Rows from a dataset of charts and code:
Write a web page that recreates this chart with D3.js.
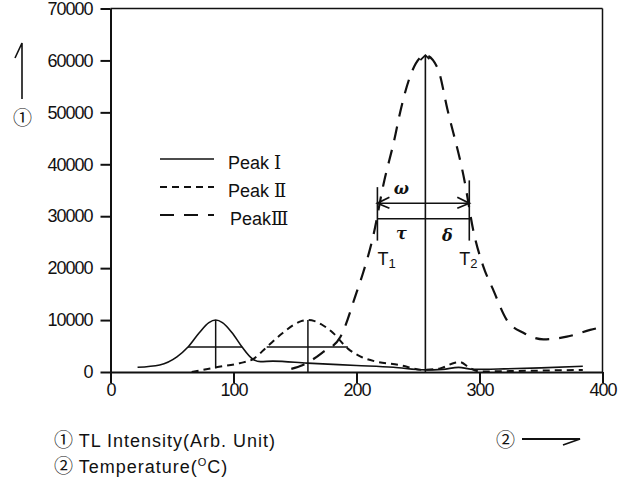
<!DOCTYPE html>
<html>
<head>
<meta charset="utf-8">
<script src="https://cdn.jsdelivr.net/npm/d3@7"></script>
<style>
body { margin: 0; background: #fff; }
svg { display: block; }
</style>
</head>
<body>
<svg width="627" height="481"></svg>
<script>
// glow curve: temperature (degC) and TL intensity for each deconvolved peak
var peak1T = [22, 40, 54, 63, 72, 80, 85.5, 91, 99, 107, 115, 122, 132, 160, 200, 230, 256, 270, 283, 295, 320, 350, 384];
var peak1I = [900, 1350, 2900, 4800, 7500, 9500, 10000, 9500, 7500, 4800, 2600, 2000, 2100, 1700, 1250, 900, 400, 500, 900, 500, 600, 800, 1100];

var peak2T = [66, 86, 105, 116, 127, 140, 149, 155, 160.5, 166, 172, 181, 193, 203, 216, 235, 254, 268, 280, 284, 292, 300, 330, 384];
var peak2I = [0, 900, 1700, 2500, 4800, 7500, 9100, 9800, 10000, 9800, 9100, 7500, 4500, 3000, 2000, 1350, 400, 700, 1800, 1900, 800, 100, 200, 400];

var peak3T = [147, 156, 165, 172, 187, 200, 205.5, 213.6, 222, 231, 235, 244, 256, 266, 274, 288, 295, 303, 311, 322, 336, 352, 371, 390, 397];
var peak3I = [600, 1300, 2500, 3700, 6800, 15300, 19200, 26200, 36200, 45000, 49500, 57200, 61000, 58500, 50500, 36600, 27200, 20400, 15900, 10100, 7500, 6300, 6800, 8100, 8500];

var xTicks = [0, 100, 200, 300, 400];
var yTicks = [0, 10000, 20000, 30000, 40000, 50000, 60000, 70000];

var legendNames = ["Peak ", "Peak ", "Peak"];
var legendNumerals = ["\u2160", "\u2161", "\u2162"];

// half-maximum markers for peaks I and II
var markCenter = [85.5, 160.5];
var markTop = [10000, 10000];
var markBottom = [700, 0];
var markHalf = [4800, 4800];
var markLeft = [63, 127];
var markRight = [107, 193];

// peak III: maximum and the T1 / T2 width construction
var peak3Center = 256, peak3Max = 61000;
var t1 = 217, t2 = 291.7;
var omegaLevel = 32500, baseLevel = 29500;
var t1Top = 35600, t2Top = 36900, tBottom = 25300;

var svg = d3.select("svg");
var ink = "#111";
var numFont = "'Liberation Sans', sans-serif";
var circFont = "'Noto Sans CJK KR', 'DejaVu Sans', sans-serif";

var x = d3.scaleLinear().domain([0, 400]).range([110.5, 602.5]);
var y = d3.scaleLinear().domain([0, 70000]).range([372, 8.5]);

// frame: top and right edges
svg.append("line").attr("x1", x(0)).attr("x2", x(400)).attr("y1", y(70000)).attr("y2", y(70000))
    .attr("stroke", ink).attr("stroke-width", 1.5);
svg.append("line").attr("x1", x(400)).attr("x2", x(400)).attr("y1", y(70000)).attr("y2", y(0))
    .attr("stroke", ink).attr("stroke-width", 1.5);

var gx = svg.append("g").attr("transform", "translate(0," + y(0) + ")")
    .call(d3.axisBottom(x).tickValues(xTicks).tickFormat(d3.format("d"))
        .tickSize(11).tickSizeOuter(0).tickPadding(0));
var gy = svg.append("g").attr("transform", "translate(" + x(0) + ",0)")
    .call(d3.axisLeft(y).tickValues(yTicks).tickFormat(d3.format("d"))
        .tickSize(10).tickSizeOuter(0).tickPadding(8));

[gx, gy].forEach(function (g) {
    g.select(".domain").attr("stroke", ink).attr("stroke-width", 2);
    g.selectAll(".tick line").attr("stroke", ink).attr("stroke-width", 2);
    g.selectAll(".tick text").attr("fill", ink).style("font-family", numFont)
        .style("font-size", "18px").style("letter-spacing", "-1px");
});

function pairs(ts, vs) {
    return ts.map(function (t, i) { return [t, vs[i]]; });
}

var line = d3.line()
    .x(function (d) { return x(d[0]); })
    .y(function (d) { return y(d[1]); })
    .curve(d3.curveMonotoneX);

var series = [
    { data: pairs(peak1T, peak1I), dash: null, width: 1.6 },
    { data: pairs(peak2T, peak2I), dash: "7,5", width: 2 },
    { data: pairs(peak3T, peak3I), dash: "14,10", width: 2.2 }
];

series.forEach(function (s) {
    svg.append("path").datum(s.data)
        .attr("fill", "none").attr("stroke", ink)
        .attr("stroke-width", s.width)
        .attr("stroke-dasharray", s.dash)
        .attr("d", line);
});

// FWHM construction for peaks I and II
markCenter.forEach(function (c, i) {
    svg.append("line").attr("x1", x(c)).attr("x2", x(c))
        .attr("y1", y(markTop[i])).attr("y2", y(markBottom[i]))
        .attr("stroke", ink).attr("stroke-width", 1.5);
    svg.append("line").attr("x1", x(markLeft[i])).attr("x2", x(markRight[i]))
        .attr("y1", y(markHalf[i])).attr("y2", y(markHalf[i]))
        .attr("stroke", ink).attr("stroke-width", 1.5);
});

// peak III centre line with arrow tip
svg.append("line").attr("x1", x(peak3Center)).attr("x2", x(peak3Center))
    .attr("y1", y(peak3Max)).attr("y2", y(0))
    .attr("stroke", ink).attr("stroke-width", 1.6);
svg.append("path")
    .attr("d", "M" + (x(peak3Center) - 5) + "," + (y(peak3Max) + 5) + "L" + x(peak3Center) + "," + y(peak3Max) +
        "L" + (x(peak3Center) + 4) + "," + (y(peak3Max) + 4))
    .attr("fill", "none").attr("stroke", ink).attr("stroke-width", 1.8);

// T1 / T2 verticals and the omega double arrow
[[t1, t1Top], [t2, t2Top]].forEach(function (d) {
    svg.append("line").attr("x1", x(d[0])).attr("x2", x(d[0]))
        .attr("y1", y(d[1])).attr("y2", y(tBottom))
        .attr("stroke", ink).attr("stroke-width", 1.6);
});
svg.append("line").attr("x1", x(t1)).attr("x2", x(t2))
    .attr("y1", y(omegaLevel)).attr("y2", y(omegaLevel))
    .attr("stroke", ink).attr("stroke-width", 1.6);
svg.append("line").attr("x1", x(t1)).attr("x2", x(t2))
    .attr("y1", y(baseLevel)).attr("y2", y(baseLevel))
    .attr("stroke", ink).attr("stroke-width", 1.6);

var ay = y(omegaLevel);
svg.append("path")
    .attr("d", "M" + (x(t1) + 12) + "," + (ay - 6) + "L" + x(t1) + "," + ay + "L" + (x(t1) + 12) + "," + (ay + 5) +
        "M" + (x(t2) - 12) + "," + (ay - 6) + "L" + x(t2) + "," + ay + "L" + (x(t2) - 12) + "," + (ay + 5))
    .attr("fill", "none").attr("stroke", ink).attr("stroke-width", 1.8);

var greek = svg.append("g").attr("fill", ink)
    .style("font-family", "'DejaVu Serif', serif").style("font-style", "italic")
    .style("font-weight", "bold").style("font-size", "16px").attr("text-anchor", "middle");
greek.append("text").attr("x", x((t1 + peak3Center) / 2)).attr("y", y(34300)).text("\u03c9");
greek.append("text").attr("x", x((t1 + peak3Center) / 2)).attr("y", y(25600)).text("\u03c4");
greek.append("text").attr("x", x((t2 + peak3Center) / 2)).attr("y", y(25200)).text("\u03b4");

[[t1, "1"], [t2, "2"]].forEach(function (d, i) {
    var t = svg.append("text").attr("x", x(d[0]) + (i === 0 ? 0 : -10)).attr("y", y(20700))
        .attr("fill", ink).style("font-family", numFont).style("font-size", "18px").text("T");
    t.append("tspan").attr("dy", 3).style("font-size", "13px").text(d[1]);
});

// legend
var legend = svg.append("g").attr("transform", "translate(160,159)");
series.forEach(function (s, i) {
    var row = legend.append("g").attr("transform", "translate(0," + i * 28 + ")");
    row.append("line").attr("x1", 0).attr("x2", 54).attr("y1", 0).attr("y2", 0)
        .attr("stroke", ink).attr("stroke-width", s.width)
        .attr("stroke-dasharray", s.dash);
    var txt = row.append("text").attr("x", i === 2 ? 70 : 68).attr("y", 10)
        .attr("fill", ink).style("font-family", numFont).style("font-size", "18px")
        .text(legendNames[i]);
    txt.append("tspan").style("font-family", "'DejaVu Serif', serif").style("font-size", "18px")
        .text(legendNumerals[i]);
});

// axis captions
var caption = svg.append("g").attr("fill", ink)
    .style("font-family", numFont).style("font-size", "18px").style("letter-spacing", "1px");

function circled(sel, ch) {
    sel.append("tspan").style("font-family", circFont).style("font-size", "19px")
        .style("letter-spacing", "0px").text(ch);
}

circled(caption.append("text").attr("x", 13).attr("y", 125), "\u2460");

var c1 = caption.append("text").attr("x", 54).attr("y", 447);
circled(c1, "\u2460");
c1.append("tspan").text(" TL Intensity(Arb. Unit)");

var c2 = caption.append("text").attr("x", 54).attr("y", 473);
circled(c2, "\u2461");
c2.append("tspan").text(" Temperature(");
c2.append("tspan").attr("dy", -7).style("font-size", "11px").text("O");
c2.append("tspan").attr("dy", 7).text("C)");

circled(caption.append("text").attr("x", 496).attr("y", 447), "\u2461");

// y direction arrow
svg.append("path").attr("d", "M22,99L22,43L15,58")
    .attr("fill", "none").attr("stroke", ink).attr("stroke-width", 1.6);
// x direction arrow
svg.append("path").attr("d", "M522,439L580,439L563,445")
    .attr("fill", "none").attr("stroke", ink).attr("stroke-width", 1.8);
</script>
</body>
</html>
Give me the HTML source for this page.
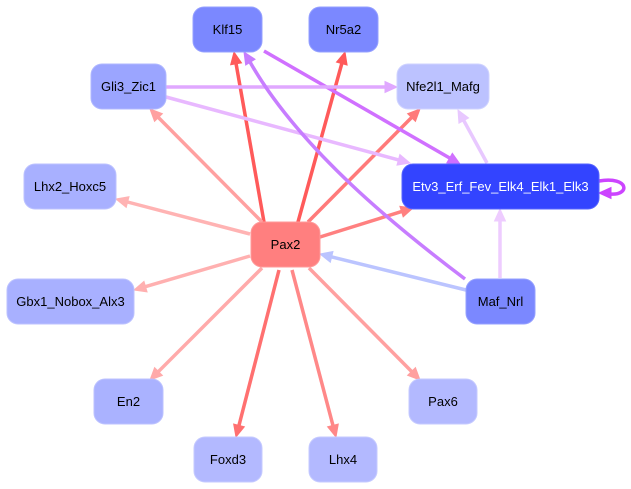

Task instructions:
Go from the first line of the data above to the line containing "50000, 60000, 70000];" and retype exactly those lines, both included, but none of the pictures.

Right answer:
Write a web page that recreates this chart with D3.js.
<!DOCTYPE html>
<html>
<head>
<meta charset="utf-8">
<script src="https://cdn.jsdelivr.net/npm/d3@7"></script>
<style>
body { margin: 0; background: #fff; }
svg { display: block; }
</style>
</head>
<body>
<svg width="627" height="481"></svg>
<script>
// glow curve: temperature (degC) and TL intensity for each deconvolved peak
var peak1T = [22, 40, 54, 63, 72, 80, 85.5, 91, 99, 107, 115, 122, 132, 160, 200, 230, 256, 270, 283, 295, 320, 350, 384];
var peak1I = [900, 1350, 2900, 4800, 7500, 9500, 10000, 9500, 7500, 4800, 2600, 2000, 2100, 1700, 1250, 900, 400, 500, 900, 500, 600, 800, 1100];

var peak2T = [66, 86, 105, 116, 127, 140, 149, 155, 160.5, 166, 172, 181, 193, 203, 216, 235, 254, 268, 280, 284, 292, 300, 330, 384];
var peak2I = [0, 900, 1700, 2500, 4800, 7500, 9100, 9800, 10000, 9800, 9100, 7500, 4500, 3000, 2000, 1350, 400, 700, 1800, 1900, 800, 100, 200, 400];

var peak3T = [147, 156, 165, 172, 187, 200, 205.5, 213.6, 222, 231, 235, 244, 256, 266, 274, 288, 295, 303, 311, 322, 336, 352, 371, 390, 397];
var peak3I = [600, 1300, 2500, 3700, 6800, 15300, 19200, 26200, 36200, 45000, 49500, 57200, 61000, 58500, 50500, 36600, 27200, 20400, 15900, 10100, 7500, 6300, 6800, 8100, 8500];

var xTicks = [0, 100, 200, 300, 400];
var yTicks = [0, 10000, 20000, 30000, 40000, 50000, 60000, 70000];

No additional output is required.